昭和56年、全国的に校内暴力が吹き荒れている中で、生徒に殴られるのは教師の対応が悪いからという自身の仮説に基づいて、中学に異動した。

 異動した中学は荒れているわけではなかったが、新任式と始業式で列の後方から、教師と生徒の罵声が飛び交うような状態であった。

 一緒に異動した校長に生徒指導観を話したら「俺のと違う」とはっきりと言われた。しかし、校長が間違っていると考えていたので自分のやり方を変える気はなかった。筆者の生徒指導観は、簡単に言えば「生徒との人間関係を確立して指導する」というものであった。この考え方は、未だに変わっていないし、間違いないと確信している。

 

 2年生を担任して、生徒との人間関係作りから始めた。そのため昼休みに生徒と校庭で毎日遊んだ。主にカラーボールの野球であった。2学期になって関係作りができたと考えたから、遊ぶのを止めたら「先生、最近遊んでくれねぇじゃん」と生徒に言われ、中学生でも遊んでもらいたいのだと認識した。

 

 こういうやり方をしている筆者に対して先輩の1年の時の担任が「悪い奴は潰さなければダメだ」と言って、わざわざその生徒を筆者のところへ連れてきて、「〇〇さんのやり方は甘い」と言わんばかりに、これ見よがしに生徒を馬事雑言を浴びせた。

 

 1年の時の担任はクラスが掌握できていないのにも拘らず、生徒を潰すことに真剣なのだ。心の中で呆れたが、新参者で年下なので、その時は黙っていた。しかし、彼に従うつもりは毛頭なかった。この時は、職員会議で靴下のワンポイントは是か非かを真剣に議論していて、呆れたのを覚えている。その3年後には校則は2つに減らした。

 

 「非行は芽のうちに刈る」と言われるが、全くの勘違いで、「芽が出たら大輪の花にならないように咲かせる」というのが持論だ。芽を摘めば摘むほど固い芽になっていくだけである。それよりは出た芽を可愛がって大きくしないことが現実的なのである。

 

 このやり方か功を奏して、この中学では問題行動が数年後には無くなった。そして、「お前の生徒指導とは違う」と言った校長が4年後に3~4回「生徒指導は、お前の好きにやっていい」と言って異動して行った。※本当は、もう一つ「もう少し怒らないようにしろ」とも言われた。

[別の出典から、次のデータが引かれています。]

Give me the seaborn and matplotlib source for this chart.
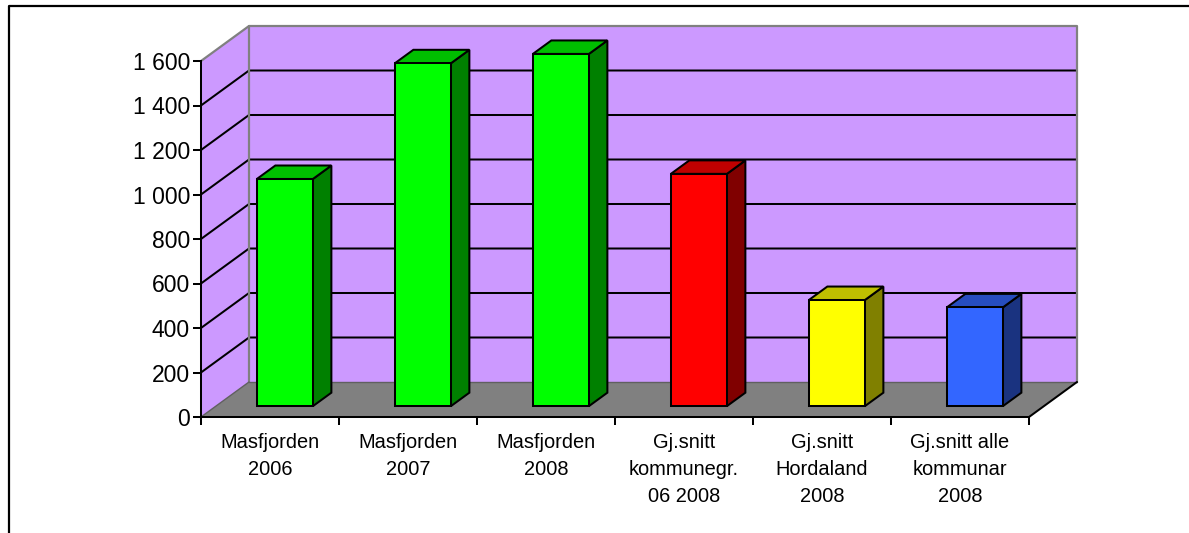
import numpy as np
import seaborn as sns
import matplotlib.pyplot as plt
from matplotlib.colors import to_rgb
from matplotlib.lines import Line2D
from matplotlib.patches import Polygon
from matplotlib.transforms import Affine2D

# data
categories = ['Masfjorden\n2006', 'Masfjorden\n2007', 'Masfjorden\n2008',
              'Gj.snitt\nkommunegr.\n06 2008', 'Gj.snitt\nHordaland\n2008',
              'Gj.snitt alle\nkommunar\n2008']
values = [1021, 1541, 1583, 1044, 477, 444]
bar_colors = ['#00FF00', '#00FF00', '#00FF00', '#FF0000', '#FFFF00', '#3366FF']
y_ticks = [0, 200, 400, 600, 800, 1000, 1200, 1400, 1600]
y_labels = ['0', '200', '400', '600', '800', '1 000', '1 200', '1 400', '1 600']

W, H = 1189, 533
LW = 1.45
sns.set_style('white')
plt.rcParams['font.family'] = ['Liberation Sans', 'DejaVu Sans']

fig = plt.figure(figsize=(W / 100, H / 100), dpi=100)
ax = fig.add_axes([201 / W, (H - 417) / H, 828 / W, 356 / H])
ax.patch.set_alpha(0)

#bars
sns.barplot(x=categories, y=values, hue=categories, palette=bar_colors, saturation=1,
            width=0.406, edgecolor='black', linewidth=LW, legend=False, ax=ax, zorder=3)
ax.set_xlim(-0.5, 5.5)
ax.set_ylim(0, 1600)

# depth of the box in data units (48 px across, 35 px up)
dx = 48 * 6 / 828
dy = 35 * 1600 / 356
x0, x1 = -0.5, 5.5
top = y_ticks[-1]
wall = '#CC99FF'
grey = '#808080'


def poly(points, face, edge='none', lw=1.0, z=1):
    ax.add_patch(Polygon(points, closed=True, facecolor=face, edgecolor=edge, linewidth=lw,
                         zorder=z, clip_on=False))


def line(xs, ys, color='black', lw=LW, z=1.5):
    ax.add_line(Line2D(xs, ys, color=color, linewidth=lw, zorder=z, clip_on=False))


#walls and floor
poly([(x0 + dx, dy), (x1 + dx, dy), (x1 + dx, top + dy), (x0 + dx, top + dy)], wall)
poly([(x0, 0), (x0 + dx, dy), (x0 + dx, top + dy), (x0, top)], wall)
poly([(x0, 0), (x1, 0), (x1 + dx, dy), (x0 + dx, dy)], grey, z=1.2)

#gridlines, back wall and left wall
for t in y_ticks[1:-1]:
    line([x0, x0 + dx, x1 + dx], [t, t + dy, t + dy])

#wall outline
line([x0, x0 + dx, x1 + dx, x1 + dx], [top, top + dy, top + dy, dy], color=grey, lw=1.6, z=1.6)
line([x0 + dx, x0 + dx], [dy, top + dy], color=grey, lw=1.6, z=1.6)
line([x0, x0 + dx], [0, dy], color='#606060', lw=1.0, z=1.6)
line([x0 + dx, x1 + dx], [dy, dy], color='#606060', lw=1.0, z=1.6)
line([x1, x1 + dx], [0, dy], z=1.6)

# bars stand part way into the box, side and top faces come from the bar patches
near = 0.31
deep = 0.385
shift = Affine2D().translate(near * dx, near * dy) + ax.transData
for patch, color in zip(ax.patches[:len(values)], bar_colors):
    xa = patch.get_x()
    xb = xa + patch.get_width()
    h = patch.get_height()
    patch.set_transform(shift)
    patch.set_clip_on(False)
    rgb = np.array(to_rgb(color))
    ox, oy = deep * dx, deep * dy
    for pts, shade in [([(xb, 0), (xb + ox, oy), (xb + ox, h + oy), (xb, h)], 0.5),
                       ([(xa, h), (xb, h), (xb + ox, h + oy), (xa + ox, h + oy)], 0.75)]:
        face = Polygon(pts, closed=True, facecolor=tuple(rgb * shade), edgecolor='black',
                       linewidth=LW, zorder=2.9, clip_on=False, joinstyle='miter')
        ax.add_patch(face)
        face.set_transform(shift)

#axes and ticks
for side in ['top', 'right']:
    ax.spines[side].set_visible(False)
for side in ['left', 'bottom']:
    ax.spines[side].set_visible(True)
    ax.spines[side].set_color('black')
    ax.spines[side].set_linewidth(LW)
    ax.spines[side].set_zorder(4)

ax.set_yticks(y_ticks)
ax.set_yticklabels(y_labels, fontsize=16.5, color='black')
ax.set_xticks(range(len(categories)))
ax.set_xticklabels(categories, fontsize=14.4, color='black', linespacing=1.55)
ax.set_xticks(np.arange(x0, x1 + 1), minor=True)
ax.tick_params(axis='x', which='major', length=0, pad=11.5)
ax.tick_params(axis='x', which='minor', direction='out', length=5.5, width=LW, color='black', bottom=True)
ax.tick_params(axis='y', which='major', direction='out', length=5.5, width=LW, color='black', left=True, pad=2.5)
ax.set_xlabel('')
ax.set_ylabel('')

# outer chart frame, right and bottom fall outside the picture
fig.add_artist(Line2D([8.5 / W, 8.5 / W, 1], [0, (H - 5.5) / H, (H - 5.5) / H], color='black', linewidth=1.6))

fig.savefig('out.png', dpi=100)
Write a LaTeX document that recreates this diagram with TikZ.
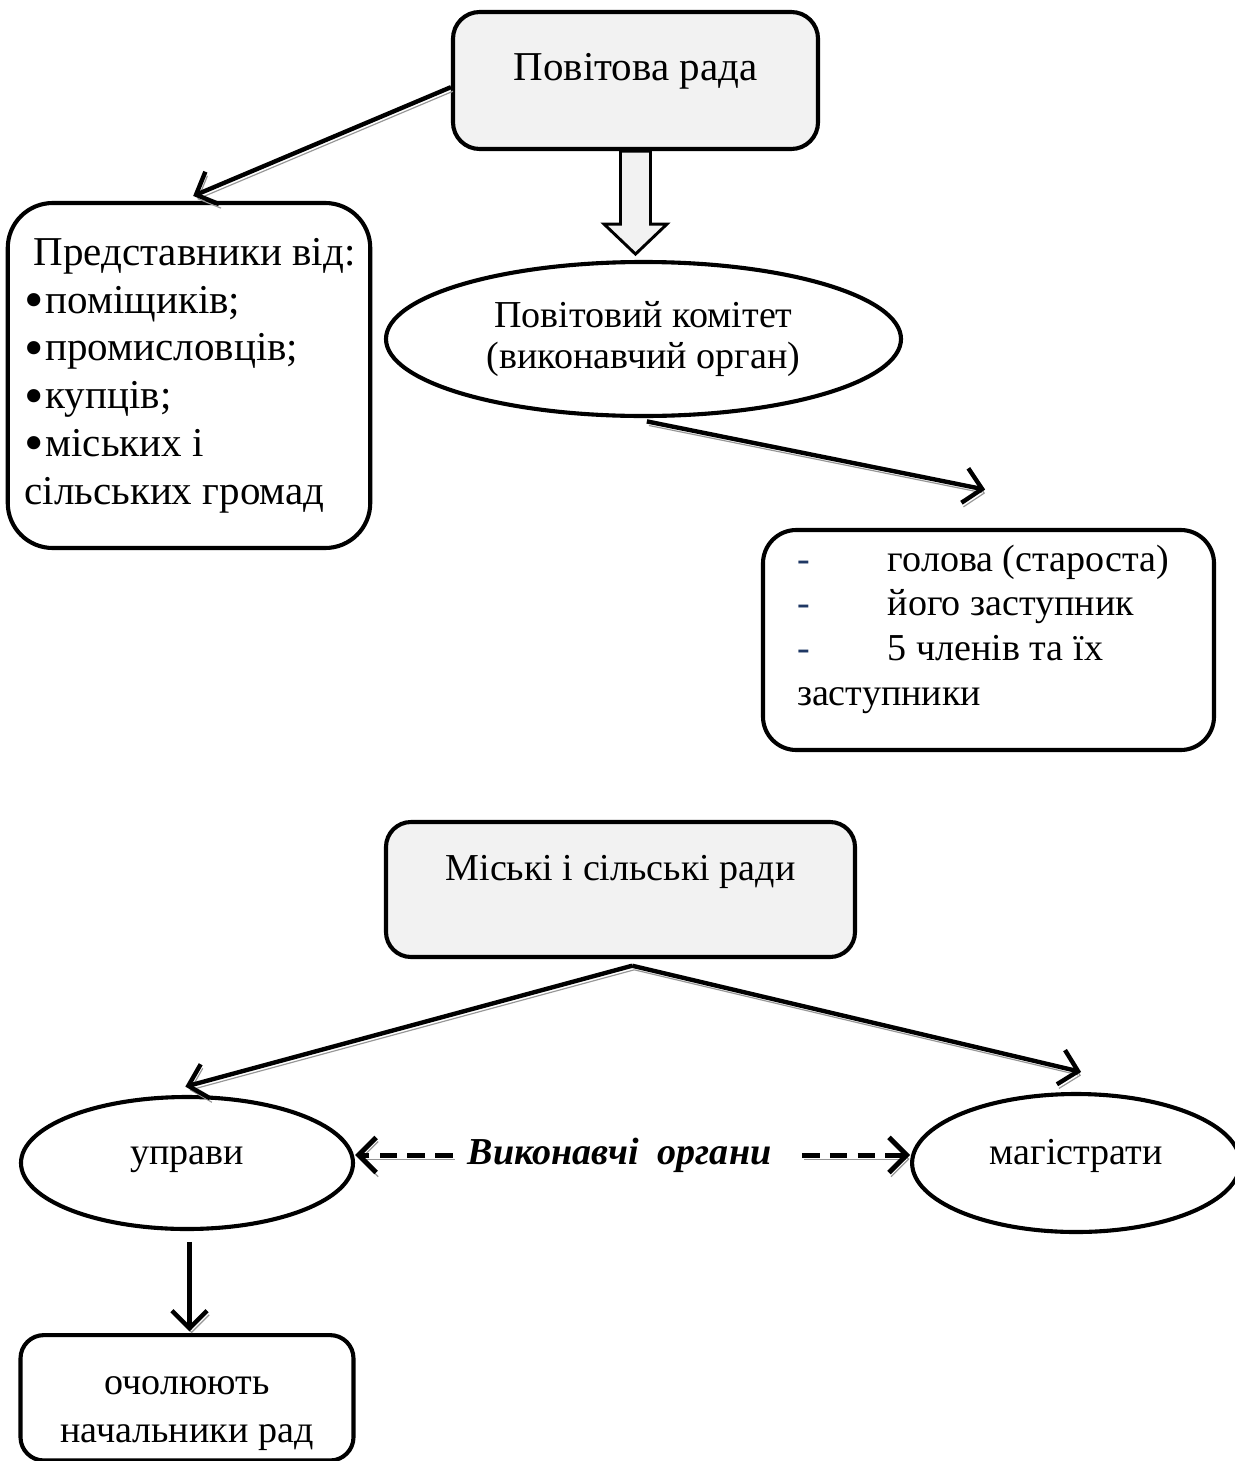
\documentclass[tikz,border=0pt]{standalone}
\usepackage{fontspec}
\setmainfont{Liberation Serif}
\usepackage{xcolor}
\usepackage{tikz}
\usetikzlibrary{arrows.meta,positioning,shapes.geometric,calc}
\definecolor{boxgray}{RGB}{242,242,242}
\definecolor{shadowgray}{RGB}{150,150,150}
\definecolor{dashnavy}{RGB}{31,56,100}
\newcommand{\blt}{\raisebox{-0.3ex}{\scalebox{1.35}{•}}\kern0.6pt}
\newcommand{\dsh}{\makebox[1.09cm][l]{\textcolor{dashnavy}{-}}}

\begin{document}
\begin{tikzpicture}[font=\fontsize{13pt}{16.3pt}\selectfont,
  >={Straight Barb[length=6pt,width=12pt]},
  roundbox/.style={draw,line width=1.4pt,rounded corners=#1,align=center},
  roundbox/.default=0.3cm,
  oval/.style={draw,ellipse,line width=1.4pt,inner sep=0pt,align=center},
  link/.style={->,line width=1.5pt,
    preaction={draw=shadowgray,transform canvas={shift={(0.7pt,-1.4pt)}}}},
  dashlink/.style={link,line width=1.7pt,dash pattern=on 6pt off 3.5pt},
  blockarrow/.style={draw,line width=1pt,fill=boxgray,line join=miter}]

  \useasboundingbox (0,0) rectangle (14.82,-17.532);

  \node[roundbox=0.32cm,fill=boxgray,minimum width=4.38cm,minimum height=1.644cm,
        text height=0.33cm,text depth=0.34cm,font=\fontsize{14pt}{16pt}\selectfont]
        (povrada) at (7.626,-0.966) {Повітова рада};

  \node[roundbox=0.54cm,minimum width=4.344cm,minimum height=4.14cm,
        align=flush left,text width=3.95cm,inner xsep=0.2cm,
        font=\fontsize{14pt}{16.3pt}\selectfont]
        (predst) at (2.268,-4.506) {\hspace*{0.11cm}\mbox{Представники від:}\\\blt поміщиків;\\\blt промисловців;\\\blt купців;\\\blt міських і\\сільських громад};

  \node[oval,minimum width=6.18cm,minimum height=1.848cm,
        font=\fontsize{13pt}{14.3pt}\selectfont]
        (komitet) at (7.722,-4.068) {Повітовий комітет\\(виконавчий орган)};

  \node[roundbox=0.4cm,minimum width=5.412cm,minimum height=2.64cm,
        align=flush left,text width=4.596cm,inner xsep=0.408cm,inner ysep=0.1cm,
        font=\fontsize{13pt}{15.3pt}\selectfont]
        (chleny) at (11.862,-7.68) {\dsh\mbox{голова (староста)}\\
              \dsh\mbox{його заступник}\\
              \dsh\mbox{5 членів та їх}\\
              заступники\rule[-0.36cm]{0pt}{0pt}};

  \node[roundbox=0.3cm,fill=boxgray,minimum width=5.628cm,minimum height=1.62cm,
        text height=0.33cm,text depth=0.55cm]
        (miski) at (7.446,-10.674) {Міські і сільські ради};

  \node[oval,minimum width=3.984cm,minimum height=1.584cm,
        text height=0.27cm,text depth=0.23cm]
        (upravy) at (2.244,-13.956) {управи};

  \node[oval,minimum width=3.936cm,minimum height=1.656cm,
        text height=0.27cm,text depth=0.23cm,right=6.66cm of upravy]
        (magistr) {магістрати};

  \node[roundbox=0.28cm,minimum width=3.996cm,minimum height=1.488cm,below=1.224cm of upravy]
        (ochol) {\rule{0pt}{0.6cm}очолюють\\начальники рад};

  \node[font=\fontsize{13pt}{15pt}\selectfont\bfseries\itshape,inner sep=0pt]
        (vykon) at (7.434,-13.86) {Виконавчі\ \ органи};

  % upper scheme
  \draw[link] ($(povrada.west)+(0,-0.08)$) -- ($(predst.north)+(0.05,0.06)$);
  \draw[blockarrow] ($(povrada.south)+(-0.18,0)$) -- ++(0,-0.876) -- ++(-0.198,0)
        -- ($(povrada.south |- komitet.north)+(0,0.07)$)
        -- ($(povrada.south)+(0.378,-0.876)$) -- ++(-0.198,0)
        -- ($(povrada.south)+(0.18,0)$) -- cycle;
  \draw[link] ($(komitet.south)+(0.04,-0.04)$) -- ($(chleny.north)+(-0.04,0.46)$);

  % lower scheme
  \coordinate (apex) at ($(miski.south)+(0.14,-0.08)$);
  \draw[link] (apex) -- ($(upravy.north)+(-0.02,0.1)$);
  \draw[link] (apex) -- ($(magistr.north)+(0.06,0.24)$);
  \draw[link] ($(upravy.south)+(0.03,-0.13)$) -- ($(ochol.north)+(0.03,0.02)$);
  \draw[dashlink] ($(vykon.west)+(-0.17,0)$) -- (vykon.west -| upravy.east);
  \draw[dashlink] ($(vykon.east)+(0.36,0)$) -- (vykon.east -| magistr.west);

\end{tikzpicture}
\end{document}
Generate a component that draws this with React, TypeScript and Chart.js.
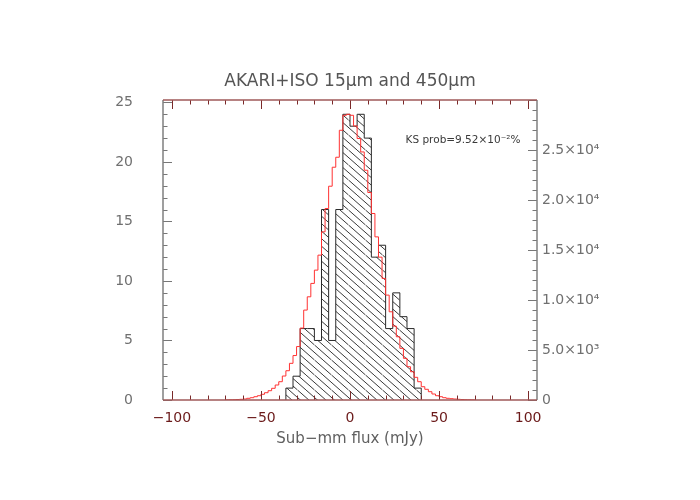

校長が朝会で「生徒指導に手を抜かないように」と言った瞬間に手が挙がっていた。手を抜いていないと思っていたら出てこない発言なのだ。

 

 日々の学校生活を生徒と共に楽しむことが大事なのである。生徒とは仲良くしたが管理職とは時に闘った。

 

 1年生の剃りが入っている生徒を職員室に正座させて文句を言っているのを見て「あいつは、3年生までに立派になるぜ」と同僚と話をしていたら、3年の担任は筆者だったということもあった。立派になった生徒の親と喧嘩したら、よくやったと前担任に褒められた。4年目の年に初めて生徒指導主事になった。そして、校則を2つに減らした。その後、市内で最も落ち着いた中学と言われた。